For almost 2 months now it randomly stops responding to any network requests. When it does, the fans and power LEDs such as PCIe and RAM indicators stay on but it otherwise acts as if you shut it down. The only way to get it back up is a force reset. There are never any logs about a crash, journalctl --system
shows the log right until the latest crash and then just abruptly stops, same for journalctl -k
. Also there isn't any pattern in crash times, it's just as random as the crash itself.
Since 1.5 weeks now the uptime before a crash has suddenly reduced to around 3-6 hours, before it would stay up for about a week.
At first I though it was my OS so I switched from my previous Debian headless to Ubuntu Server 22.04, it still crashed. I have already checked the PSU with a multimeter, every Voltage before and after a crash is where it should be so I ruled that out. Then I checked my RAM with memtest and sure enough, it had a bunch of errors so i swapped it with a spare I had lying around and checked that: No errors. It still crashed two times after I swapped it. After that I changed my SSD, used clonezilla to move the installation. Today I woke up and it had crashed again.
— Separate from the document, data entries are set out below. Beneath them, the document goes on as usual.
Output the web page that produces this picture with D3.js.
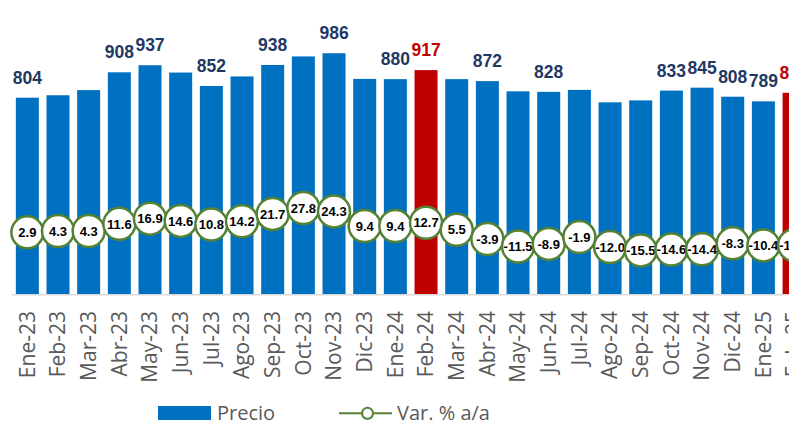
<!DOCTYPE html>
<html>
<head>
<meta charset="utf-8">
<script src="https://cdn.jsdelivr.net/npm/d3@7"></script>
<style>
  body { margin: 0; background: #fff; }
  svg { display: block; }
</style>
</head>
<body>
<div id="chart"></div>
<script>
let width = 789;
let height = 425;

// months on the x axis
const months = ["Ene-23","Feb-23","Mar-23","Abr-23","May-23","Jun-23","Jul-23","Ago-23","Sep-23","Oct-23","Nov-23","Dic-23",
  "Ene-24","Feb-24","Mar-24","Abr-24","May-24","Jun-24","Jul-24","Ago-24","Sep-24","Oct-24","Nov-24","Dic-24",
  "Ene-25","Feb-25"];
// precio (bars)
const precio = [804, 814, 835, 908, 937, 907, 852, 891, 938, 973, 986, 881,
  880, 917, 880, 872, 830, 828, 836, 785, 793, 833, 845, 808,
  789, 824];
// var. % a/a (circles)
const variacion = [2.9, 4.3, 4.3, 11.6, 16.9, 14.6, 10.8, 14.2, 21.7, 27.8, 24.3, 9.4,
  9.4, 12.7, 5.5, -3.9, -11.5, -8.9, -1.9, -12.0, -15.5, -14.6, -14.4, -8.3,
  -10.4, -10.1];
// which bars carry a value label, and which are highlighted
const labelled = ["Ene-23","Abr-23","May-23","Jul-23","Sep-23","Nov-23","Ene-24","Feb-24","Abr-24","Jun-24",
  "Oct-24","Nov-24","Dic-24","Ene-25","Feb-25"];
const highlighted = ["Feb-24","Feb-25"];

const blue = "#0070C0", red = "#C00000", navy = "#1F3864", green = "#548235";

const rows = months.map((m, i) => ({ mes: m, precio: precio[i], variacion: variacion[i] }));

let svg = d3.select("#chart").append("svg")
  .attr("width", width)
  .attr("height", height);

let baseY = 294;

let x = d3.scaleBand()
  .domain(months)
  .range([12, 809.4])
  .paddingInner(0.25)
  .paddingOuter(0.125);

let y = d3.scaleLinear().domain([0, 1200]).range([baseY, 1]);
let y2 = d3.scaleLinear().domain([-60, 240]).range([baseY, 0]);

// bars
svg.append("g")
  .selectAll("rect")
  .data(rows)
  .enter().append("rect")
    .attr("x", d => x(d.mes))
    .attr("y", d => y(d.precio))
    .attr("width", x.bandwidth())
    .attr("height", d => baseY - y(d.precio))
    .attr("fill", d => highlighted.includes(d.mes) ? red : blue);

// axis line
svg.append("line")
  .attr("x1", 12).attr("x2", width)
  .attr("y1", baseY + 0.8).attr("y2", baseY + 0.8)
  .attr("stroke", "#D9D9D9")
  .attr("stroke-width", 1.6);

// x axis labels (rotated)
let xAxis = d3.axisBottom(x).tickSize(0).tickPadding(0);
let gx = svg.append("g")
  .attr("transform", `translate(0,${baseY})`)
  .call(xAxis);
gx.select(".domain").remove();
gx.selectAll("text")
  .attr("transform", "rotate(-90)")
  .attr("x", -17)
  .attr("y", 0)
  .attr("dy", "0.35em")
  .attr("text-anchor", "end")
  .attr("fill", "#595959")
  .style("font-family", "'Open Sans', sans-serif")
  .style("font-size", "21px");

// bar value labels
svg.append("g")
  .selectAll("text")
  .data(rows.filter(d => labelled.includes(d.mes)))
  .enter().append("text")
    .attr("x", d => x(d.mes) + x.bandwidth() / 2)
    .attr("y", d => y(d.precio) - 14)
    .attr("text-anchor", "middle")
    .attr("fill", d => highlighted.includes(d.mes) ? red : navy)
    .style("font-family", "'Liberation Sans', Arial, sans-serif")
    .style("font-weight", "bold")
    .style("font-size", "17.5px")
    .text(d => d.precio);

// variation line + circles
let cx = d => x(d.mes) + x.bandwidth() / 2;
let line = d3.line().x(cx).y(d => y2(d.variacion));

svg.append("path")
  .datum(rows)
  .attr("d", line)
  .attr("fill", "none")
  .attr("stroke", green)
  .attr("stroke-width", 2);

let dots = svg.append("g")
  .selectAll("g")
  .data(rows)
  .enter().append("g")
    .attr("transform", d => `translate(${cx(d)},${y2(d.variacion)})`);

dots.append("circle")
  .attr("r", 16)
  .attr("fill", "#fff")
  .attr("stroke", green)
  .attr("stroke-width", 2.5);

dots.append("text")
  .attr("text-anchor", "middle")
  .attr("dy", "0.36em")
  .attr("fill", "#000")
  .style("font-family", "'Liberation Sans', Arial, sans-serif")
  .style("font-weight", "bold")
  .style("font-size", "13px")
  .text(d => d.variacion.toFixed(1));

// legend
let legend = svg.append("g");
legend.append("rect")
  .attr("x", 158).attr("y", 406)
  .attr("width", 53).attr("height", 14)
  .attr("fill", blue);
legend.append("text")
  .attr("x", 217).attr("y", 419.5)
  .attr("fill", "#595959")
  .style("font-family", "'Open Sans', sans-serif")
  .style("font-size", "20px")
  .text("Precio");
legend.append("line")
  .attr("x1", 339).attr("x2", 392)
  .attr("y1", 413.3).attr("y2", 413.3)
  .attr("stroke", green)
  .attr("stroke-width", 2);
legend.append("circle")
  .attr("cx", 367.5).attr("cy", 413.3)
  .attr("r", 5.5)
  .attr("fill", "#fff")
  .attr("stroke", green)
  .attr("stroke-width", 2);
legend.append("text")
  .attr("x", 397).attr("y", 419.5)
  .attr("fill", "#595959")
  .style("font-family", "'Open Sans', sans-serif")
  .style("font-size", "20px")
  .text("Var. % a/a");
</script>
</body>
</html>
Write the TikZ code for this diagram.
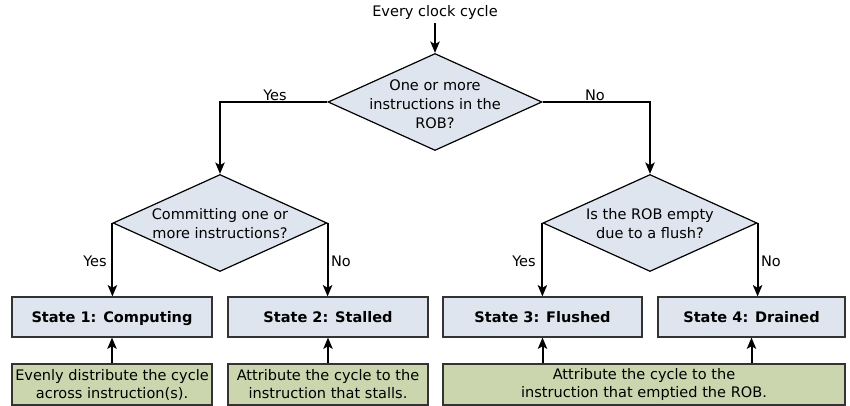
\documentclass[tikz,border=0pt]{standalone}
\usepackage{fontspec}
\setmainfont{DejaVu Sans}
\usetikzlibrary{shapes.geometric,arrows.meta}
\definecolor{boxblue}{HTML}{DEE5EE}
\definecolor{boxgreen}{HTML}{CBD6AE}
\definecolor{edge}{HTML}{333333}
\tikzset{
  dec/.style={diamond,draw=black,line width=0.9pt,fill=boxblue,inner sep=0pt,minimum width=160.5pt,minimum height=72.75pt},
  dectext/.style={align=center,font=\fontsize{10.9pt}{14.3pt}\selectfont,inner sep=0pt},
  state/.style={rectangle,draw=edge,line width=0.8pt,fill=boxblue,minimum width=150pt,minimum height=30pt,inner sep=0pt,text height=8pt,text depth=0pt,font=\fontsize{10.9pt}{13pt}\selectfont\bfseries},
  note/.style={rectangle,draw=edge,line width=0.8pt,fill=boxgreen,minimum height=30.75pt,inner sep=0pt,align=center,font=\fontsize{10.9pt}{13.5pt}\selectfont},
  lbl/.style={font=\fontsize{10.9pt}{13pt}\selectfont,inner sep=0pt},
  arr/.style={line width=1.5pt,-{Stealth[length=8.5pt,width=7pt,inset=2pt]}}
}
\begin{document}
\begin{tikzpicture}[x=0.75pt,y=-0.75pt]
\useasboundingbox (0,0) rectangle (850,406);
% title
\node[lbl] (title) at (435,12) {Every clock cycle};
% diamonds
\node[dec] (d1) at (435,102) {};
\node[dectext] (d1t) at (435,104) {One or more\\instructions in the\\ROB?};
\node[dec] (d2) at (220,223) {};
\node[dectext] (d2t) at (220,224) {Committing one or\\more instructions?};
\node[dec] (d3) at (650,223) {};
\node[dectext] (d3t) at (650,224) {Is the ROB empty\\due to a flush?};
% states
\node[state,minimum width=150pt] (s1) at (112,317) {State 1: Computing};
\node[state,minimum width=150pt] (s2) at (328,317) {State 2: Stalled};
\node[state,minimum width=149.25pt] (s3) at (542.5,317) {State 3: Flushed};
\node[state,minimum width=140.25pt] (s4) at (751.5,317) {State 4: Drained};
% notes
\node[note,minimum width=150pt] (n1) at (112,384.5) {Evenly distribute the cycle\\across instruction(s).};
\node[note,minimum width=150pt] (n2) at (328,384.5) {Attribute the cycle to the\\instruction that stalls.};
\node[note,minimum width=301.5pt] (n3) at (644,384.5) {Attribute the cycle to the\\instruction that emptied the ROB.};
% connectors
\draw[arr] ([yshift=-3pt]d1.north |- title.south) -- (d1.north);
\draw[arr] (d1.west) -| (d2.north);
\draw[arr] (d1.east) -| (d3.north);
\draw[arr] (d2.west) -- (d2.west |- s1.north);
\draw[arr] (d2.east) -- (d2.east |- s2.north);
\draw[arr] (d3.west) -- (d3.west |- s3.north);
\draw[arr] (d3.east) -- (d3.east |- s4.north);
\draw[arr] (n1.north) -- (s1.south);
\draw[arr] (n2.north) -- (s2.south);
\draw[arr] (s3.south |- n3.north) -- (s3.south);
\draw[arr] (s4.south |- n3.north) -- (s4.south);
% labels
\node[lbl] at (275,95) {Yes};
\node[lbl] at (595,95) {No};
\node[lbl] at (95,261) {Yes};
\node[lbl] at (341,261) {No};
\node[lbl] at (524,261) {Yes};
\node[lbl] at (771,261) {No};
\end{tikzpicture}
\end{document}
I don't really know what else to test now, I have a spare PSU which I could swap in and test that, anything other than that (CPU/Motherboard) would have to be ordered to rule it out.
What bugs me most is the absence of any logs, the fact that it just stops logging at (for example) 3:35 AM and doesnt respond. While checking the container logs I saw that nginx and some other containers would run a bit longer than that, nginx served requests until 3:53 AM before everything died. There are never any crash logs in docker, it just acts like you pulled the plug but the fans and power LEDs stay on.
EDIT:
Forgot the system Specs:
- CPU - Ryzen 5 1600X
- GPU - GTX 1080
- RAM - G.Skill Aegis 16GB DDR4-2666 (before), G.Skill Fortis 32GB DDR4-2400 (now)
- NVMe SSD - Patriot P300 256GB (before), Samsung 960 Evo 250GB (now)
- PSU - 550W plugged into a 300VA UPS